Entries with chart source code

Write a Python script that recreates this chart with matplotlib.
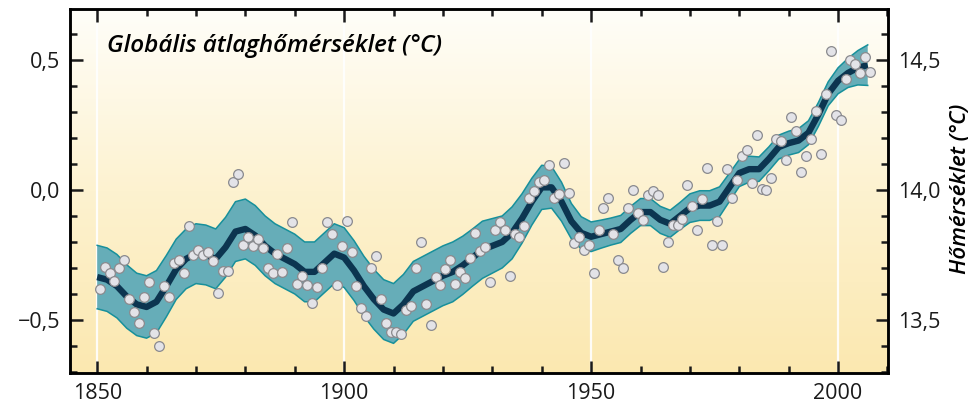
import numpy as np
import matplotlib
matplotlib.use("Agg")
import matplotlib.pyplot as plt
from matplotlib.colors import LinearSegmentedColormap
from matplotlib.ticker import MultipleLocator, FuncFormatter

# ---- data: annual global mean temperature anomalies (°C) ----
years = list(range(1850, 2007))
anomaly = [
    -0.38, -0.295, -0.32, -0.35, -0.30, -0.27, -0.42, -0.47, -0.51, -0.41,     # 1850-59
    -0.355, -0.55, -0.60, -0.37, -0.41, -0.28, -0.27, -0.32, -0.14, -0.25,     # 1860-69
    -0.23, -0.25, -0.24, -0.275, -0.395, -0.31, -0.31, 0.03, 0.06, -0.21,      # 1870-79
    -0.18, -0.215, -0.19, -0.225, -0.30, -0.32, -0.245, -0.315, -0.225, -0.125,  # 1880-89
    -0.36, -0.33, -0.365, -0.435, -0.375, -0.30, -0.125, -0.17, -0.365, -0.215,  # 1890-99
    -0.12, -0.24, -0.37, -0.455, -0.485, -0.30, -0.255, -0.42, -0.51, -0.545,    # 1900-09
    -0.545, -0.555, -0.46, -0.445, -0.30, -0.20, -0.44, -0.52, -0.335, -0.365,   # 1910-19
    -0.305, -0.27, -0.36, -0.315, -0.34, -0.26, -0.165, -0.235, -0.22, -0.355,   # 1920-29
    -0.155, -0.125, -0.155, -0.33, -0.17, -0.18, -0.14, -0.03, -0.005, 0.03,     # 1930-39
    0.04, 0.095, -0.03, -0.015, 0.105, -0.01, -0.205, -0.18, -0.23, -0.21,       # 1940-49
    -0.32, -0.155, -0.07, -0.03, -0.17, -0.27, -0.30, -0.07, 0.0, -0.09,         # 1950-59
    -0.115, -0.02, -0.005, -0.02, -0.295, -0.20, -0.135, -0.135, -0.11, 0.02,    # 1960-69
    -0.06, -0.155, -0.035, 0.085, -0.21, -0.12, -0.21, 0.08, -0.03, 0.04,        # 1970-79
    0.13, 0.155, 0.025, 0.21, 0.005, 0.0, 0.045, 0.195, 0.19, 0.115,             # 1980-89
    0.28, 0.225, 0.07, 0.13, 0.195, 0.305, 0.14, 0.37, 0.535, 0.29,              # 1990-99
    0.27, 0.425, 0.50, 0.485, 0.45, 0.51, 0.455,                                  # 2000-06
]

# smoothed curve and its uncertainty half-width, read every two years
smooth_years = list(range(1850, 2007, 2))
smooth_vals = [
    -0.335, -0.345, -0.37, -0.41, -0.44, -0.45, -0.43, -0.37, -0.305, -0.265,
    -0.245, -0.25, -0.265, -0.22, -0.16, -0.15, -0.175, -0.215, -0.245, -0.265,
    -0.285, -0.315, -0.315, -0.28, -0.245, -0.26, -0.31, -0.37, -0.42, -0.46,
    -0.475, -0.44, -0.39, -0.37, -0.35, -0.33, -0.315, -0.29, -0.26, -0.23,
    -0.215, -0.20, -0.165, -0.11, -0.045, 0.01, 0.01, -0.045, -0.12, -0.165,
    -0.18, -0.17, -0.16, -0.15, -0.115, -0.085, -0.085, -0.115, -0.13, -0.10,
    -0.07, -0.06, -0.06, -0.045, 0.01, 0.065, 0.08, 0.08, 0.12, 0.165,
    0.18, 0.19, 0.22, 0.29, 0.37, 0.42, 0.45, 0.47, 0.48,
]
band_halfwidth = [
    0.122, 0.122, 0.122, 0.122, 0.12, 0.12, 0.12, 0.118, 0.116, 0.115,
    0.115, 0.115, 0.115, 0.115, 0.115, 0.115, 0.115, 0.115, 0.115, 0.115,
    0.115, 0.115, 0.115, 0.115, 0.115, 0.115, 0.115, 0.115, 0.115, 0.115,
    0.115, 0.115, 0.115, 0.115, 0.115, 0.115, 0.115, 0.112, 0.11, 0.11,
    0.105, 0.10, 0.10, 0.095, 0.09, 0.085, 0.08, 0.075, 0.068, 0.062,
    0.057, 0.054, 0.052, 0.052, 0.052, 0.052, 0.052, 0.052, 0.052, 0.052,
    0.055, 0.057, 0.057, 0.057, 0.054, 0.052, 0.05, 0.047, 0.046, 0.046,
    0.046, 0.046, 0.046, 0.046, 0.046, 0.05, 0.056, 0.066, 0.078,
]

left_ticks = [-0.5, 0.0, 0.5]
right_offset = 14.0
year_ticks = [1850, 1900, 1950, 2000]

title_text = "Globális átlaghőmérséklet (°C)"
right_label = "Hőmérséklet (°C)"

# ---- figure ----
FONT = ["Open Sans", "DejaVu Sans"]
plt.rcParams["font.family"] = FONT

fig = plt.figure(figsize=(9.71, 4.05), dpi=100)
ax = fig.add_axes([0.0721, 0.079, 0.8424, 0.8988])
xlim = (1844.5, 2010.1)
ylim = (-0.704, 0.696)
ax.set_xlim(*xlim)
ax.set_ylim(*ylim)

# background gradient (white at top -> pale yellow at bottom)
cmap = LinearSegmentedColormap.from_list("bg", ["#fbe8b0", "#fdf2d0", "#fffef9"])
grad = np.linspace(0, 1, 256).reshape(-1, 1)
ax.imshow(grad, cmap=cmap, origin="lower", aspect="auto",
          extent=[xlim[0], xlim[1], ylim[0], ylim[1]], zorder=0)

for yr in year_ticks:
    ax.axvline(yr, color="white", lw=1.6, alpha=0.9, zorder=1)

sy = np.array(smooth_years, dtype=float)
sv = np.array(smooth_vals)
hw = np.array(band_halfwidth)
ax.fill_between(sy, sv - hw, sv + hw, facecolor="#66adb8", edgecolor="none", zorder=2)
ax.plot(sy, sv + hw, color="#17909b", lw=1.1, zorder=3)
ax.plot(sy, sv - hw, color="#17909b", lw=1.1, zorder=3)
ax.plot(sy, sv, color="#0c3550", lw=4.6, solid_capstyle="butt",
        solid_joinstyle="round", zorder=4)

ax.plot(np.array(years) + 0.5, anomaly, linestyle="none", marker="o",
        markersize=7.0, markerfacecolor="#e3e3e8", markeredgecolor="#8a8a8e",
        markeredgewidth=0.9, zorder=5)

# spines and ticks
for sp in ax.spines.values():
    sp.set_linewidth(1.8)
ax.set_xticks(year_ticks)
ax.xaxis.set_minor_locator(MultipleLocator(10))
ax.set_yticks(left_ticks)
ax.yaxis.set_minor_locator(MultipleLocator(0.1))
ax.tick_params(which="both", direction="in", width=1.8, top=True, right=False,
               labelsize=15.5, colors="#1a1a1a", pad=7)
ax.tick_params(which="major", length=9)
ax.tick_params(which="minor", length=5)

def comma(v, pos):
    s = f"{v:.1f}".replace(".", ",")
    return s.replace("-", "\u2212")

ax.yaxis.set_major_formatter(FuncFormatter(comma))

ax2 = ax.twinx()
ax2.set_ylim(ylim[0] + right_offset, ylim[1] + right_offset)
ax2.set_yticks([t + right_offset for t in left_ticks])
ax2.yaxis.set_minor_locator(MultipleLocator(0.1))
ax2.yaxis.set_major_formatter(FuncFormatter(comma))
ax2.tick_params(which="both", direction="in", width=1.8, labelsize=15.5,
                colors="#1a1a1a", pad=7)
ax2.tick_params(which="major", length=9)
ax2.tick_params(which="minor", length=5)
for sp in ax2.spines.values():
    sp.set_linewidth(1.8)
ax2.set_ylabel(right_label, fontsize=16, style="italic", fontweight="semibold",
               labelpad=6)
ax2.yaxis.set_label_coords(1.076, 0.505)

ax.text(0.045, 0.93, title_text, transform=ax.transAxes, fontsize=17.5,
        style="italic", fontweight="semibold", va="top", ha="left", zorder=6)

fig.savefig("out.png", dpi=100)
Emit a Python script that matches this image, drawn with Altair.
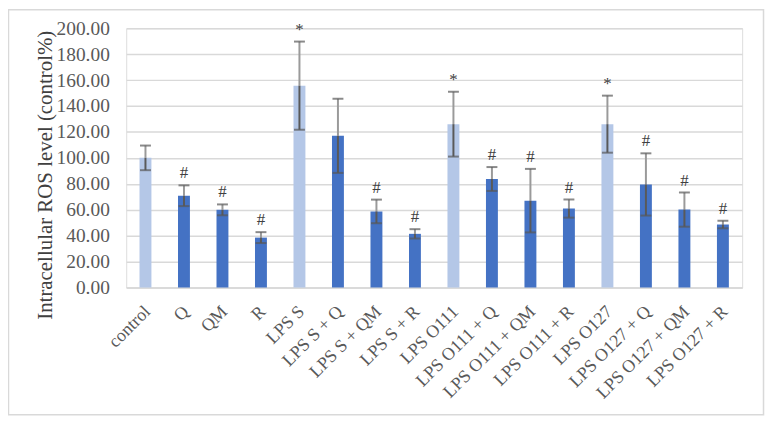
import altair as alt
import pandas as pd

categories = ["control", "Q", "QM", "R", "LPS S", "LPS S + Q", "LPS S + QM", "LPS S + R",
              "LPS O111", "LPS O111 + Q", "LPS O111 + QM", "LPS O111 + R",
              "LPS O127", "LPS O127 + Q", "LPS O127 + QM", "LPS O127 + R"]
values = [100.0, 70.8, 59.9, 38.5, 155.7, 117.0, 58.7, 41.4,
          126.0, 83.7, 67.0, 60.9, 126.0, 79.5, 60.1, 48.6]
errors = [9.5, 8.0, 4.2, 4.2, 34.0, 28.6, 9.1, 3.6,
          25.0, 9.2, 24.5, 7.0, 22.0, 24.0, 13.2, 2.9]
marks = ["", "#", "#", "#", "*", "", "#", "#", "*", "#", "#", "#", "*", "#", "#", "#"]
groups = ["base", "treat", "treat", "treat", "base", "treat", "treat", "treat",
          "base", "treat", "treat", "treat", "base", "treat", "treat", "treat"]
yticks = [0, 20, 40, 60, 80, 100, 120, 140, 160, 180, 200]

df = pd.DataFrame({"cat": categories, "val": values, "err": errors, "mark": marks, "grp": groups})
df["lo"] = df["val"] - df["err"]
df["hi"] = df["val"] + df["err"]

FONT = "Liberation Serif"
xaxis = alt.Axis(labelAngle=-45, labelFont=FONT, labelFontSize=18, labelColor="#595959",
                 ticks=False, domainColor="#d9d9d9", domainWidth=1.5, labelPadding=15,
                 labelOffset=-4, grid=False, labelOverlap=False)
xscale = alt.Scale(paddingInner=0.69, paddingOuter=0.345)
yaxis = alt.Axis(values=yticks, format=".2f", labelFont=FONT, labelOverlap=False,
                 labelFontSize=19.5, labelColor="#595959", ticks=False, domain=False,
                 labelPadding=17, gridColor="#d9d9d9", gridWidth=1.5,
                 titleFont=FONT, titleFontSize=21, titleFontWeight="normal",
                 titleColor="#404040", titleX=-81, titleY=147.5,
                 titleBaseline="middle", titleAngle=270, titleAlign="center")
yscale = alt.Scale(domain=[0, 200], nice=False)
YT = "Intracellular ROS level (control%)"


def X():
    return alt.X("cat:N", sort=categories, title=None, scale=xscale, axis=xaxis)


def Y(field):
    return alt.Y(field, scale=yscale, title=YT, axis=yaxis)


base = alt.Chart(df)

bars = base.mark_bar(size=12).encode(
    x=X(), y=Y("val:Q"),
    color=alt.Color("grp:N", scale=alt.Scale(domain=["base", "treat"], range=["#b4c7e7", "#4472c4"]),
                    legend=None),
)

err_up = base.mark_rule(color="#9a9a9a", strokeWidth=2).encode(x=X(), y=Y("val:Q"), y2="hi:Q")
err_dn = base.mark_rule(color="#595959", strokeWidth=2).encode(x=X(), y=Y("lo:Q"), y2="val:Q")
cap_hi = base.mark_tick(color="#595959", thickness=2, size=11).encode(x=X(), y=Y("hi:Q"))
cap_lo = base.mark_tick(color="#595959", thickness=2, size=11).encode(x=X(), y=Y("lo:Q"))

labels = base.mark_text(font=FONT, fontSize=17, color="#404040", baseline="alphabetic", dy=-7).encode(
    x=X(), y=Y("hi:Q"), text="mark:N")

frame = alt.Chart(pd.DataFrame({"a": [0]})).mark_rect(
    fill=None, stroke="#d9d9d9", strokeWidth=1.5).encode(
    x=alt.value(-118.5), x2=alt.value(641.5), y=alt.value(-18.5), y2=alt.value(389))

chart = alt.layer(bars, err_up, err_dn, cap_hi, cap_lo, labels, frame).properties(
    width=620, height=261,
    autosize=alt.AutoSizeParams(type="none"),
    padding={"left": 119, "top": 19, "right": 23, "bottom": 131},
).configure_view(stroke=None).configure(background="white")

chart.save("out.html", embed_options={"renderer": "svg", "actions": False})
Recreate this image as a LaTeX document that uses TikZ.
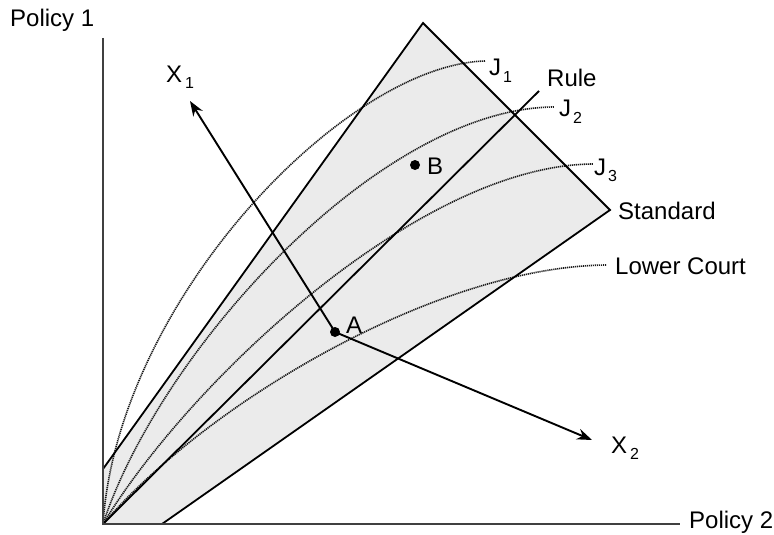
\documentclass[tikz,border=0pt]{standalone}
\usepackage{fontspec}
\setmainfont{Liberation Sans}
\usetikzlibrary{arrows.meta}
\newcommand\mysub[1]{\raisebox{-6pt}{\fontsize{16}{18}\selectfont #1}}
\begin{document}
\begin{tikzpicture}[x=1pt,y=-1pt,
  lbl/.style={inner sep=0pt, anchor=base west, font=\fontsize{24}{27}\selectfont},
  edge/.style={line width=1.8pt},
  jcurve/.style={line width=1.6pt, dash pattern=on 1.2pt off 0.8pt, black!90},
  axis/.style={line width=2.2pt, black!75},
  arr/.style={line width=1.9pt, -{Stealth[length=15pt,width=11pt]}},
  dot/.style={circle, fill=black, inner sep=0pt, minimum size=10pt},
]
\useasboundingbox (0,0) rectangle (774,535);
% key points
\coordinate (O) at (103,524);
\coordinate (Ytop) at (103,38);
\coordinate (Xend) at (680,524);
\coordinate (Lb) at (103,469);
\coordinate (Top) at (423,23);
\coordinate (Rt) at (610,210);
\coordinate (Bb) at (162,524);
\coordinate (RuleEnd) at (539,91);
\coordinate (J1e) at (485,61);
\coordinate (J2e) at (554,107);
\coordinate (J3e) at (593,164);
\coordinate (LCe) at (607,265);
\coordinate (X1tip) at (190,101);
\coordinate (X2tip) at (592,440);
% shaded region
\fill[black!8] (O) -- (Lb) -- (Top) -- (Rt) -- (Bb) -- cycle;
% dotted indifference curves
\draw[jcurve] (O) .. controls (118,300) and (345,65) .. (J1e);
\draw[jcurve] (O) .. controls (160,350) and (380,108) .. (J2e);
\draw[jcurve] (O) .. controls (190,380) and (420,165) .. (J3e);
\draw[jcurve] (O) .. controls (210,400) and (440,266) .. (LCe);
% boundaries and rule
\draw[edge] (Lb) -- (Top) -- (Rt) -- (Bb);
\draw[edge] (O) -- (RuleEnd);
% axes
\draw[axis] (Ytop) -- (O) -- (Xend);
% points and arrows
\node[dot] (A) at (335,332) {};
\node[dot] (B) at (415,165) {};
\draw[arr] (A.center) -- (X1tip);
\draw[arr] (A.center) -- (X2tip);
% labels
\node[lbl] (p1) at (10,27) {Policy 1};
\node[lbl] (p2) at (689,528) {Policy 2};
\node[lbl] (rule) at (547,86) {Rule};
\node[lbl] (std) at (618,219) {Standard};
\node[lbl] (lc) at (615,274) {Lower Court};
\node[lbl] (j1) at (489,76) {J\hspace{2pt}\mysub{1}};
\node[lbl] (j2) at (559,117) {J\hspace{2pt}\mysub{2}};
\node[lbl] (j3) at (594,175) {J\hspace{2pt}\mysub{3}};
\node[lbl] (x1) at (166,82) {X\hspace{3pt}\mysub{1}};
\node[lbl] (x2) at (611,453) {X\hspace{3pt}\mysub{2}};
\node[lbl] (la) at (346,333) {A};
\node[lbl] (lb) at (427,174) {B};
\end{tikzpicture}
\end{document}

> Goal
Up to and including the line with "from matplotlib.ticker import", copy the data above from its first line. Skip pictures.

> Output of the exercise
Write a Python script that recreates this chart with matplotlib.
import numpy as np
import matplotlib
matplotlib.use("Agg")
import matplotlib.pyplot as plt
from matplotlib.colors import LinearSegmentedColormap
from matplotlib.ticker import MultipleLocator, FuncFormatter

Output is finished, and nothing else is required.